Auguste Rodin is widely regarded as the “father of modern sculpture,” and by some, as the greatest sculptor since Michelangelo. Throughout the nineteenth century, artists found new ways of expressing themselves on canvas and print. The many innovative art movements included the Impressionists, Post Impressionists, Symbolists, and Expressionists. Sculpture during that same time remained tethered to the French academy. Rodin, was a contemporary of Monet, Renoir, Cezanne, and Gaugin. Just as they had done in painting, Rodin would transform the medium of sculpture and bring it into the modern era in art.

Born in Paris in 1840, to a modest middle-class family, Rodin showed an innate talent for art from an early age. In his teens, he attended the government school for art and craft design. There, he learned the traditional practice of observational drawing from plaster casts of ancient Greek and Roman sculpture. He also learned how to model in clay, a technique that he would continue to use throughout his career. He applied to the École des Beaux-Arts, an influential French art school, but was rejected three times. 
For almost a decade, Rodin worked as an anonymous member of a workshop and produced decorative sculpture for another well-known artist named Albert Carrier-Belleuse. Rodin continued to want to exhibit his work under his own name, and in the 1860s he submitted his sculpture to annual juried Paris Salon exhibitions. However, he again suffered a series of rejections.  

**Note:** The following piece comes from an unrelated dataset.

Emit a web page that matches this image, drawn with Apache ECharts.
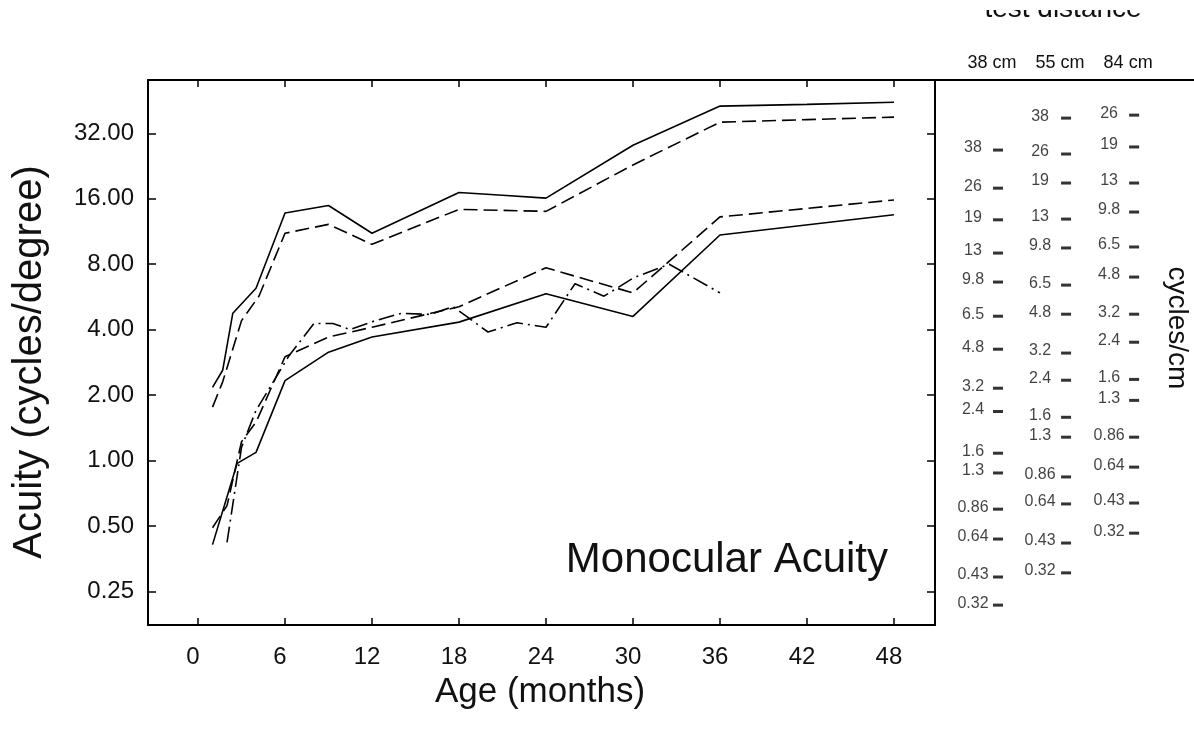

Rodin’s father had written his son an encouraging letter. His words of wisdom sustained the artist through the rough patches in his career. His father advised him: “You must not construct your future on sand so that the smallest storm will bring it down. Build on a solid, durable foundation [so that] the day will come when one can say of you as of truly great men – the artist Auguste Rodin is dead but he lives for posterity, for the future.”

Rodin finally received the recognition he sought in his 40’s when he was commissioned to create a sculpture for the entrance of a new museum. Rodin’s concept was inspired by Dante’s literary masterpiece, The Divine Comedy. His Gates of Hell were conceived to rival the great doors of the Baptistry in Florence known as The Gates of Paradise. The museum was not built, however, and the commission was canceled. Rodin decided to use some of the figurative reliefs from the door and he turned them into independent sculptures, also reusing some of the parts to create new sculptures. 

Later, Rodin was commissioned to create other monuments, portraits of famous people at the time, as well as noncommissioned works. During the 1890s, Rodin created many artworks, and by the year 1900 he was the most famous sculptor in Europe. The Paris World Exposition dedicated an entire pavilion to a retrospective exhibition of his work. In 1908, Rodin moved his studio and gallery to the Hôtel Biron, a large mansion in Paris, where he worked until his death in 1917.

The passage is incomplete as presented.